• Aim: Leave out the pictures and transcribe the rest of the records exactly.

== == ==

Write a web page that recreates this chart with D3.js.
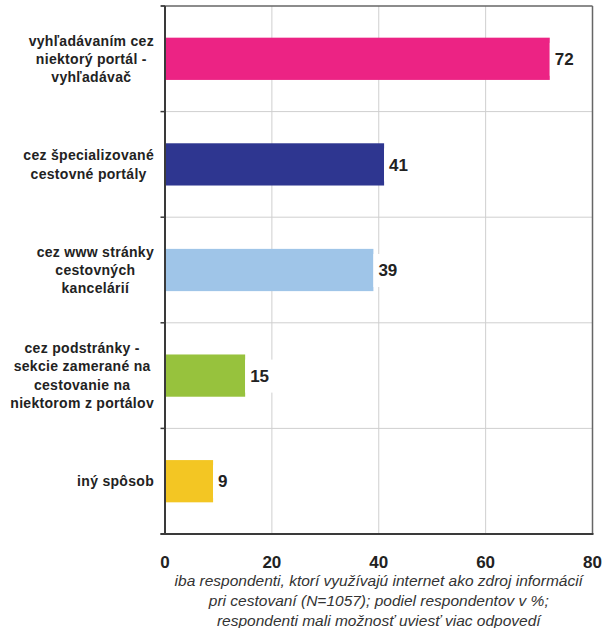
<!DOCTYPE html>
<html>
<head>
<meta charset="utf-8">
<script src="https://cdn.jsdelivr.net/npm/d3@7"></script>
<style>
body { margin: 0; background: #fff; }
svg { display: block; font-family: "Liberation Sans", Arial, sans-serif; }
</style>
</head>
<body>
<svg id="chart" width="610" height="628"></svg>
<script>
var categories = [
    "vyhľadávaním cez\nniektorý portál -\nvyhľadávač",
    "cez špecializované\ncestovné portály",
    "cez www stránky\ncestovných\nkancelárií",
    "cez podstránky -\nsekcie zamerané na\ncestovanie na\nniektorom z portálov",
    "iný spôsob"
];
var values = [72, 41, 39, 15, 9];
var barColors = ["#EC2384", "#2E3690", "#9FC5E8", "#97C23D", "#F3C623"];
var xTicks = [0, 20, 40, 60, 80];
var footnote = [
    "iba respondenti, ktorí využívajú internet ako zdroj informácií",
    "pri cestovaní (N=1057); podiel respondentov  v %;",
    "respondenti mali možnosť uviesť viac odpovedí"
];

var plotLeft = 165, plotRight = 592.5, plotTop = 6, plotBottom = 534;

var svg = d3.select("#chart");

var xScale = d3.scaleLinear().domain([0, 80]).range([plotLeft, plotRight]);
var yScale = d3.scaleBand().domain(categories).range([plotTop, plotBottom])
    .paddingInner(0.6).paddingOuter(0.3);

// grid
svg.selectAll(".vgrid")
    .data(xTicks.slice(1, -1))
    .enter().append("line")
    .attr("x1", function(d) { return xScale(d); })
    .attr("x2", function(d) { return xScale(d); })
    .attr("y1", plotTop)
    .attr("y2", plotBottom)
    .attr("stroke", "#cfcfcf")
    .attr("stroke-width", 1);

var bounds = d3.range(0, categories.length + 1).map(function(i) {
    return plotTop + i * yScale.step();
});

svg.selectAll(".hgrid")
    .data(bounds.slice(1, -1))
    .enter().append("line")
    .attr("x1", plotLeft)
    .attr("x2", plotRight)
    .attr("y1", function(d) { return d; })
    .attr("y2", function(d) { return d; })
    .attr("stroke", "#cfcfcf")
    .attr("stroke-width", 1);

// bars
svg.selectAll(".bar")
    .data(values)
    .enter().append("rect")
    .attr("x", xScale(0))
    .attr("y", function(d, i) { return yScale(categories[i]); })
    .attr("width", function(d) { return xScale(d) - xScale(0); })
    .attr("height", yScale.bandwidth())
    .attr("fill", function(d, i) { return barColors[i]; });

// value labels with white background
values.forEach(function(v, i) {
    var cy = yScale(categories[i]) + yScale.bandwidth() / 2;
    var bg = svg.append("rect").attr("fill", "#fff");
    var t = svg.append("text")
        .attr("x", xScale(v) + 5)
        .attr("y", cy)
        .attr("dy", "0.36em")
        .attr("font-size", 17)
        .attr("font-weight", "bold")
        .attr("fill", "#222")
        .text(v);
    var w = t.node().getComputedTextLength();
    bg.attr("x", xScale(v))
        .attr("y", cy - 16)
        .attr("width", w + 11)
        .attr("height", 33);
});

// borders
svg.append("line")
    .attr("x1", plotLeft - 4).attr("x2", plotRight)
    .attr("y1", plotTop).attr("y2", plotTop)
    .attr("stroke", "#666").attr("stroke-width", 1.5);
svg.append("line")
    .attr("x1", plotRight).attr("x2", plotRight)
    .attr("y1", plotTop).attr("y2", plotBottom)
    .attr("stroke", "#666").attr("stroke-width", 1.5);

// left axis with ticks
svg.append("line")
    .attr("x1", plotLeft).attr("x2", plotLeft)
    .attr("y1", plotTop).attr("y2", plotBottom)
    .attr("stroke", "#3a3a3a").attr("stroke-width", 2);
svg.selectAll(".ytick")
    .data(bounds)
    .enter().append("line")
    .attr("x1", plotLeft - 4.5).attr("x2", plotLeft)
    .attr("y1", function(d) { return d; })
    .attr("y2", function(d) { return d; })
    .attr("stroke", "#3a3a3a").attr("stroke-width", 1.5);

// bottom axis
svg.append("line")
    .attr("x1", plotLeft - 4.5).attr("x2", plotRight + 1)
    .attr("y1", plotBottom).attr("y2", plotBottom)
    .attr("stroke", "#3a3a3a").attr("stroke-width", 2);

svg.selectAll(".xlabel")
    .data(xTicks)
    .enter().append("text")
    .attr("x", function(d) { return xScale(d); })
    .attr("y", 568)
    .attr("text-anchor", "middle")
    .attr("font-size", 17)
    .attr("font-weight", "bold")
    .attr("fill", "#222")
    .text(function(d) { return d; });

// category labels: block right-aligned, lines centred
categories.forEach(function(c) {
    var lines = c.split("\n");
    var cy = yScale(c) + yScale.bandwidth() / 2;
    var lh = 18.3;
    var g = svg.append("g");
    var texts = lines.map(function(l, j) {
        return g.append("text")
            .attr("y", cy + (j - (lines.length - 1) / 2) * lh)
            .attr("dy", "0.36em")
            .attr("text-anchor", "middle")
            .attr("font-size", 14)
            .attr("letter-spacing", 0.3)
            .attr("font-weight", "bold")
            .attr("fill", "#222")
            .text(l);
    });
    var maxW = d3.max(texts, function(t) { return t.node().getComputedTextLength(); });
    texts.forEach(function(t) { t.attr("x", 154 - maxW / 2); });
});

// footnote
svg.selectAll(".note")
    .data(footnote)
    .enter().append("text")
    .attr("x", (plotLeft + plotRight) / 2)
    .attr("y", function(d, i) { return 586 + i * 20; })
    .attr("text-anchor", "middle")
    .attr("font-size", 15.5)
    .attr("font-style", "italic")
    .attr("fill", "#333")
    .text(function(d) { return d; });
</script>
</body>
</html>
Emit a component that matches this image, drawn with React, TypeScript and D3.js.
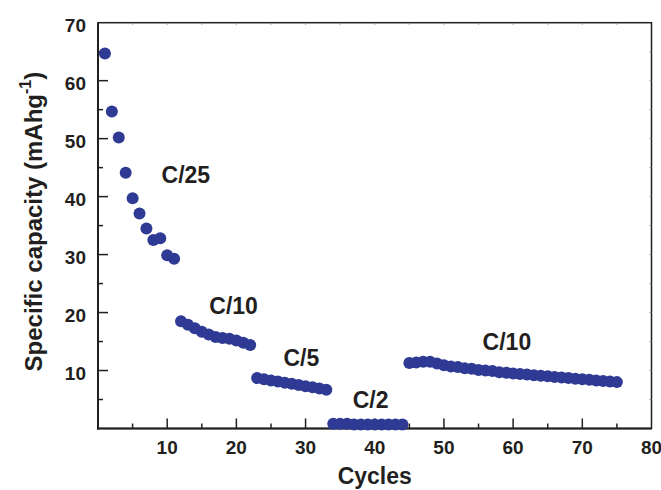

== == ==

• Response to this task:
Write a web page that recreates this chart with D3.js.
<!DOCTYPE html>
<html>
<head>
<meta charset="utf-8">
<script src="https://cdn.jsdelivr.net/npm/d3@7"></script>
<style>
body { margin: 0; background: #fff; }
svg { display: block; font-family: "Liberation Sans", Arial, sans-serif; }
</style>
</head>
<body>
<svg id="chart" width="610" height="628"></svg>
<script>
var categories = [
    "vyhľadávaním cez\nniektorý portál -\nvyhľadávač",
    "cez špecializované\ncestovné portály",
    "cez www stránky\ncestovných\nkancelárií",
    "cez podstránky -\nsekcie zamerané na\ncestovanie na\nniektorom z portálov",
    "iný spôsob"
];
var values = [72, 41, 39, 15, 9];
var barColors = ["#EC2384", "#2E3690", "#9FC5E8", "#97C23D", "#F3C623"];
var xTicks = [0, 20, 40, 60, 80];
var footnote = [
    "iba respondenti, ktorí využívajú internet ako zdroj informácií",
    "pri cestovaní (N=1057); podiel respondentov  v %;",
    "respondenti mali možnosť uviesť viac odpovedí"
];

var plotLeft = 165, plotRight = 592.5, plotTop = 6, plotBottom = 534;

var svg = d3.select("#chart");

var xScale = d3.scaleLinear().domain([0, 80]).range([plotLeft, plotRight]);
var yScale = d3.scaleBand().domain(categories).range([plotTop, plotBottom])
    .paddingInner(0.6).paddingOuter(0.3);

// grid
svg.selectAll(".vgrid")
    .data(xTicks.slice(1, -1))
    .enter().append("line")
    .attr("x1", function(d) { return xScale(d); })
    .attr("x2", function(d) { return xScale(d); })
    .attr("y1", plotTop)
    .attr("y2", plotBottom)
    .attr("stroke", "#cfcfcf")
    .attr("stroke-width", 1);

var bounds = d3.range(0, categories.length + 1).map(function(i) {
    return plotTop + i * yScale.step();
});

svg.selectAll(".hgrid")
    .data(bounds.slice(1, -1))
    .enter().append("line")
    .attr("x1", plotLeft)
    .attr("x2", plotRight)
    .attr("y1", function(d) { return d; })
    .attr("y2", function(d) { return d; })
    .attr("stroke", "#cfcfcf")
    .attr("stroke-width", 1);

// bars
svg.selectAll(".bar")
    .data(values)
    .enter().append("rect")
    .attr("x", xScale(0))
    .attr("y", function(d, i) { return yScale(categories[i]); })
    .attr("width", function(d) { return xScale(d) - xScale(0); })
    .attr("height", yScale.bandwidth())
    .attr("fill", function(d, i) { return barColors[i]; });

// value labels with white background
values.forEach(function(v, i) {
    var cy = yScale(categories[i]) + yScale.bandwidth() / 2;
    var bg = svg.append("rect").attr("fill", "#fff");
    var t = svg.append("text")
        .attr("x", xScale(v) + 5)
        .attr("y", cy)
        .attr("dy", "0.36em")
        .attr("font-size", 17)
        .attr("font-weight", "bold")
        .attr("fill", "#222")
        .text(v);
    var w = t.node().getComputedTextLength();
    bg.attr("x", xScale(v))
        .attr("y", cy - 16)
        .attr("width", w + 11)
        .attr("height", 33);
});

// borders
svg.append("line")
    .attr("x1", plotLeft - 4).attr("x2", plotRight)
    .attr("y1", plotTop).attr("y2", plotTop)
    .attr("stroke", "#666").attr("stroke-width", 1.5);
svg.append("line")
    .attr("x1", plotRight).attr("x2", plotRight)
    .attr("y1", plotTop).attr("y2", plotBottom)
    .attr("stroke", "#666").attr("stroke-width", 1.5);

// left axis with ticks
svg.append("line")
    .attr("x1", plotLeft).attr("x2", plotLeft)
    .attr("y1", plotTop).attr("y2", plotBottom)
    .attr("stroke", "#3a3a3a").attr("stroke-width", 2);
svg.selectAll(".ytick")
    .data(bounds)
    .enter().append("line")
    .attr("x1", plotLeft - 4.5).attr("x2", plotLeft)
    .attr("y1", function(d) { return d; })
    .attr("y2", function(d) { return d; })
    .attr("stroke", "#3a3a3a").attr("stroke-width", 1.5);

// bottom axis
svg.append("line")
    .attr("x1", plotLeft - 4.5).attr("x2", plotRight + 1)
    .attr("y1", plotBottom).attr("y2", plotBottom)
    .attr("stroke", "#3a3a3a").attr("stroke-width", 2);

svg.selectAll(".xlabel")
    .data(xTicks)
    .enter().append("text")
    .attr("x", function(d) { return xScale(d); })
    .attr("y", 568)
    .attr("text-anchor", "middle")
    .attr("font-size", 17)
    .attr("font-weight", "bold")
    .attr("fill", "#222")
    .text(function(d) { return d; });

// category labels: block right-aligned, lines centred
categories.forEach(function(c) {
    var lines = c.split("\n");
    var cy = yScale(c) + yScale.bandwidth() / 2;
    var lh = 18.3;
    var g = svg.append("g");
    var texts = lines.map(function(l, j) {
        return g.append("text")
            .attr("y", cy + (j - (lines.length - 1) / 2) * lh)
            .attr("dy", "0.36em")
            .attr("text-anchor", "middle")
            .attr("font-size", 14)
            .attr("letter-spacing", 0.3)
            .attr("font-weight", "bold")
            .attr("fill", "#222")
            .text(l);
    });
    var maxW = d3.max(texts, function(t) { return t.node().getComputedTextLength(); });
    texts.forEach(function(t) { t.attr("x", 154 - maxW / 2); });
});

// footnote
svg.selectAll(".note")
    .data(footnote)
    .enter().append("text")
    .attr("x", (plotLeft + plotRight) / 2)
    .attr("y", function(d, i) { return 586 + i * 20; })
    .attr("text-anchor", "middle")
    .attr("font-size", 15.5)
    .attr("font-style", "italic")
    .attr("fill", "#333")
    .text(function(d) { return d; });
</script>
</body>
</html>
Emit a component that matches this image, drawn with React, TypeScript and D3.js.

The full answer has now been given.